Students often write “mail” when they mean “email,” or they write “email id,” which isn’t common in many English-speaking settings. Use “email address” for clarity: “My email address is…”

If you want to shorten it, “my email” can work when the meaning is obvious: “Send it to my email.” In formal writing, “email address” stays clearer.

Editing checklist: consistency beats perfection

Most complaints about “email” come from inconsistency. A page that flips between email, e-mail, and E-mail looks unedited, even if the meaning stays clear.

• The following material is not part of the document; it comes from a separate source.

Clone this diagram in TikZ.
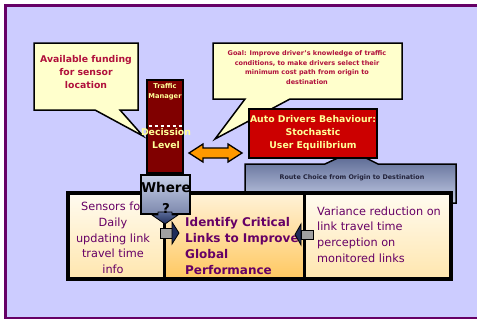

Check What to do Fast test
Spelling choice Pick email or e-mail and stick with it. Search your draft for the other form.
Capitalization Use lowercase in sentences; capitals only at sentence start or in titles. Scan for “Email” mid-sentence.
Noun vs verb Use “an email” for a message; “to email” for the action. Check that each use matches your meaning.
Plural form Use “emails” for separate messages, “email” for the stream. Swap “emails” with “messages” and see if it still works.
Compound terms Write “email address,” “email client,” “email thread” without hyphens. Look for extra hyphens added by habit.
Quoted spelling Keep the source’s spelling inside direct quotes. Check quotation marks for accidental edits.

A simple answer you can use with confidence

If someone asks “Is Email A Word?” you can answer plainly: yes. It’s a standard English word with settled meanings, listed in major dictionaries, and used daily in edited writing. The only real choice left is style: whether you write email or e-mail in your own documents.

Pick the version your teacher, workplace, or publication prefers. If you don’t have a set style, go with email. Stay consistent, then move on to what matters more: writing messages people can read in one pass.